▶ WHAT IS REQUIRED
Carry none of the pictures over; write out the complete data exactly.

'''

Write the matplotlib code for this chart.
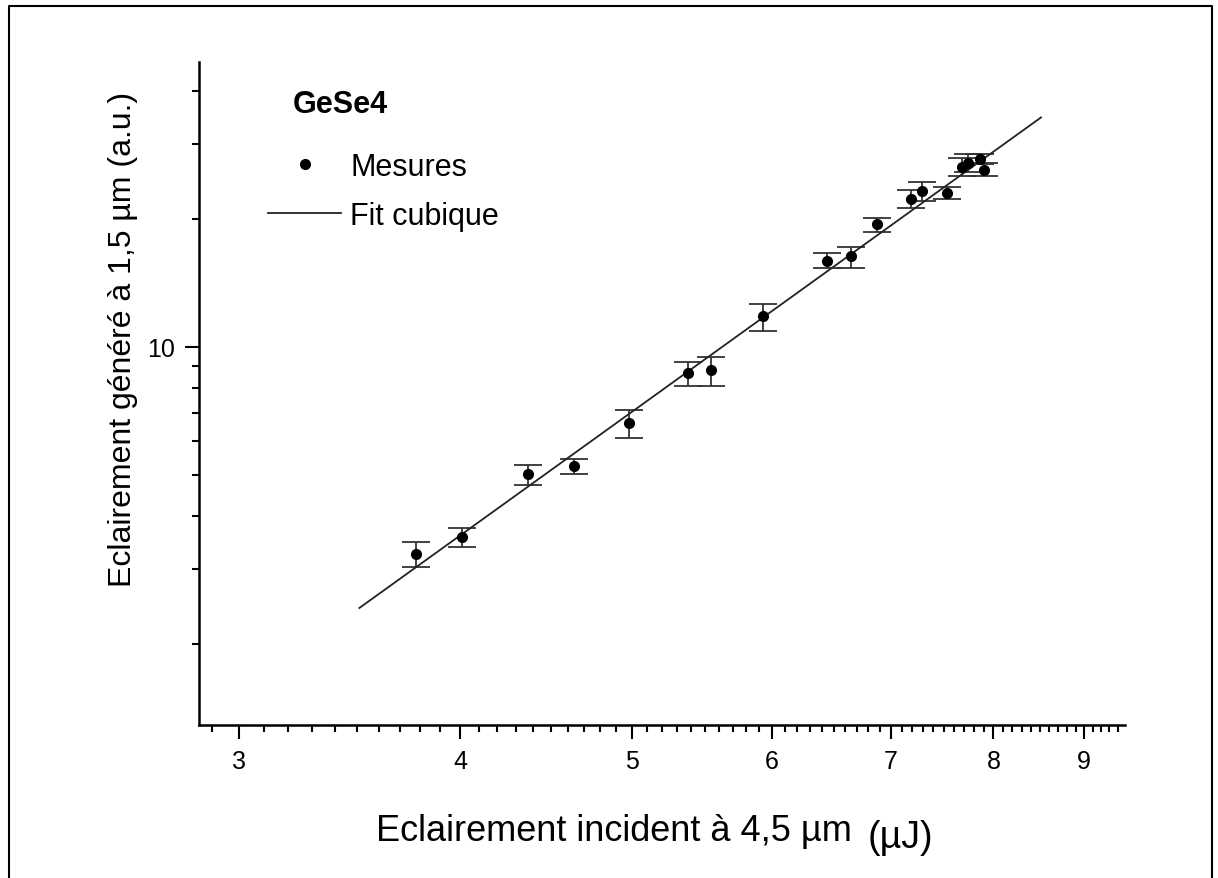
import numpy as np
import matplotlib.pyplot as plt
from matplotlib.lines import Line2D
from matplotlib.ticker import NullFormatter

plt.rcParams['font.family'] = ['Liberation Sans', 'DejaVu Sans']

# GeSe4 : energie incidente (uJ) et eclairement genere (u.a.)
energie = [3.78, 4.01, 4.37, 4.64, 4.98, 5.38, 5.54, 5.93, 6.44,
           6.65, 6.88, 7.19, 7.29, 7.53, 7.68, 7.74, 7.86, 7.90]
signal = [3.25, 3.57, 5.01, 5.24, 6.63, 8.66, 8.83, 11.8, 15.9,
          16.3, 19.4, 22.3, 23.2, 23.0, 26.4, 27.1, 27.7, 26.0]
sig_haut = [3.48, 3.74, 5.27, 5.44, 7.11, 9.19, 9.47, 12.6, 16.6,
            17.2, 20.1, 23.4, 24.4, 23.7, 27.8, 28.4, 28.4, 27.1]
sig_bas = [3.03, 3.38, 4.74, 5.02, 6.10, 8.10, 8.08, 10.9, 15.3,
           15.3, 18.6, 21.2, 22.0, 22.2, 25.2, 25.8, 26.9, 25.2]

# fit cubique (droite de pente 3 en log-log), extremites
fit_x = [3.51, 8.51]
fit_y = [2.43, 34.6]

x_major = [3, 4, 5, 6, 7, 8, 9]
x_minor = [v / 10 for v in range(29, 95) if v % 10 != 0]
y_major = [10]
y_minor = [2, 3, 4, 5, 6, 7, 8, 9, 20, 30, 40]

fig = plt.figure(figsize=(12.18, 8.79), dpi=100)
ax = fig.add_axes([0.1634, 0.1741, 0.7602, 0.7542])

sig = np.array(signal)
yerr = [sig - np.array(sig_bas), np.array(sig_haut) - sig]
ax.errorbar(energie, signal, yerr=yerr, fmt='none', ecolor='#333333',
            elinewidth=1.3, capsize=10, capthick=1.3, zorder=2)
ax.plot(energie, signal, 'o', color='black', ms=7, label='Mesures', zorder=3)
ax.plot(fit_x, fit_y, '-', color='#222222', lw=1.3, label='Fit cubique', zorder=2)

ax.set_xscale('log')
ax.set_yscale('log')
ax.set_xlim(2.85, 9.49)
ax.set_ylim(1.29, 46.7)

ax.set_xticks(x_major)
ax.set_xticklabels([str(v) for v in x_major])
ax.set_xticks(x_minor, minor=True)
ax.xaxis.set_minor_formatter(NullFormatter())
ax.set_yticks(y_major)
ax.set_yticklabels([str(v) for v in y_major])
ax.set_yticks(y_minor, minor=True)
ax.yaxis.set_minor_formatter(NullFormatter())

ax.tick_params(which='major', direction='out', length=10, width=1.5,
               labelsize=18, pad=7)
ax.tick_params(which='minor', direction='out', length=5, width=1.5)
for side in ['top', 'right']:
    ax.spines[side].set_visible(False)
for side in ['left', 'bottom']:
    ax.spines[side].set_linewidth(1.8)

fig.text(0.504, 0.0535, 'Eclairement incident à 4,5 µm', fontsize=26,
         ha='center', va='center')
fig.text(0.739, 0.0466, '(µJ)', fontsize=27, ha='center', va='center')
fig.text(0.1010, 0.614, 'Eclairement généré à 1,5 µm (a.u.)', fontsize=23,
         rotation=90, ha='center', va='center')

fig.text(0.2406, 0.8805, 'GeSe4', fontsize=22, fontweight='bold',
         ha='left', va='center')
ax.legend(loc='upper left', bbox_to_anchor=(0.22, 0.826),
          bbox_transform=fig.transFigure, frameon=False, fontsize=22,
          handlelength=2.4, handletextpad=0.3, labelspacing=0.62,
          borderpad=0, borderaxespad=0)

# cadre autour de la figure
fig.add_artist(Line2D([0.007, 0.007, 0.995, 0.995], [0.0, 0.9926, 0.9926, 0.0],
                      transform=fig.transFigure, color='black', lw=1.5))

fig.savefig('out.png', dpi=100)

'''

▶ EXERCISE RESULT
Write the matplotlib code for this chart.
import numpy as np
import matplotlib.pyplot as plt
from matplotlib.lines import Line2D
from matplotlib.ticker import NullFormatter

plt.rcParams['font.family'] = ['Liberation Sans', 'DejaVu Sans']

# GeSe4 : energie incidente (uJ) et eclairement genere (u.a.)
energie = [3.78, 4.01, 4.37, 4.64, 4.98, 5.38, 5.54, 5.93, 6.44,
           6.65, 6.88, 7.19, 7.29, 7.53, 7.68, 7.74, 7.86, 7.90]
signal = [3.25, 3.57, 5.01, 5.24, 6.63, 8.66, 8.83, 11.8, 15.9,
          16.3, 19.4, 22.3, 23.2, 23.0, 26.4, 27.1, 27.7, 26.0]
sig_haut = [3.48, 3.74, 5.27, 5.44, 7.11, 9.19, 9.47, 12.6, 16.6,
            17.2, 20.1, 23.4, 24.4, 23.7, 27.8, 28.4, 28.4, 27.1]
sig_bas = [3.03, 3.38, 4.74, 5.02, 6.10, 8.10, 8.08, 10.9, 15.3,
           15.3, 18.6, 21.2, 22.0, 22.2, 25.2, 25.8, 26.9, 25.2]

# fit cubique (droite de pente 3 en log-log), extremites
fit_x = [3.51, 8.51]
fit_y = [2.43, 34.6]

x_major = [3, 4, 5, 6, 7, 8, 9]
x_minor = [v / 10 for v in range(29, 95) if v % 10 != 0]
y_major = [10]
y_minor = [2, 3, 4, 5, 6, 7, 8, 9, 20, 30, 40]

fig = plt.figure(figsize=(12.18, 8.79), dpi=100)
ax = fig.add_axes([0.1634, 0.1741, 0.7602, 0.7542])

sig = np.array(signal)
yerr = [sig - np.array(sig_bas), np.array(sig_haut) - sig]
ax.errorbar(energie, signal, yerr=yerr, fmt='none', ecolor='#333333',
            elinewidth=1.3, capsize=10, capthick=1.3, zorder=2)
ax.plot(energie, signal, 'o', color='black', ms=7, label='Mesures', zorder=3)
ax.plot(fit_x, fit_y, '-', color='#222222', lw=1.3, label='Fit cubique', zorder=2)

ax.set_xscale('log')
ax.set_yscale('log')
ax.set_xlim(2.85, 9.49)
ax.set_ylim(1.29, 46.7)

ax.set_xticks(x_major)
ax.set_xticklabels([str(v) for v in x_major])
ax.set_xticks(x_minor, minor=True)
ax.xaxis.set_minor_formatter(NullFormatter())
ax.set_yticks(y_major)
ax.set_yticklabels([str(v) for v in y_major])
ax.set_yticks(y_minor, minor=True)
ax.yaxis.set_minor_formatter(NullFormatter())

ax.tick_params(which='major', direction='out', length=10, width=1.5,
               labelsize=18, pad=7)
ax.tick_params(which='minor', direction='out', length=5, width=1.5)
for side in ['top', 'right']:
    ax.spines[side].set_visible(False)
for side in ['left', 'bottom']:
    ax.spines[side].set_linewidth(1.8)

fig.text(0.504, 0.0535, 'Eclairement incident à 4,5 µm', fontsize=26,
         ha='center', va='center')
fig.text(0.739, 0.0466, '(µJ)', fontsize=27, ha='center', va='center')
fig.text(0.1010, 0.614, 'Eclairement généré à 1,5 µm (a.u.)', fontsize=23,
         rotation=90, ha='center', va='center')

fig.text(0.2406, 0.8805, 'GeSe4', fontsize=22, fontweight='bold',
         ha='left', va='center')
ax.legend(loc='upper left', bbox_to_anchor=(0.22, 0.826),
          bbox_transform=fig.transFigure, frameon=False, fontsize=22,
          handlelength=2.4, handletextpad=0.3, labelspacing=0.62,
          borderpad=0, borderaxespad=0)

# cadre autour de la figure
fig.add_artist(Line2D([0.007, 0.007, 0.995, 0.995], [0.0, 0.9926, 0.9926, 0.0],
                      transform=fig.transFigure, color='black', lw=1.5))

fig.savefig('out.png', dpi=100)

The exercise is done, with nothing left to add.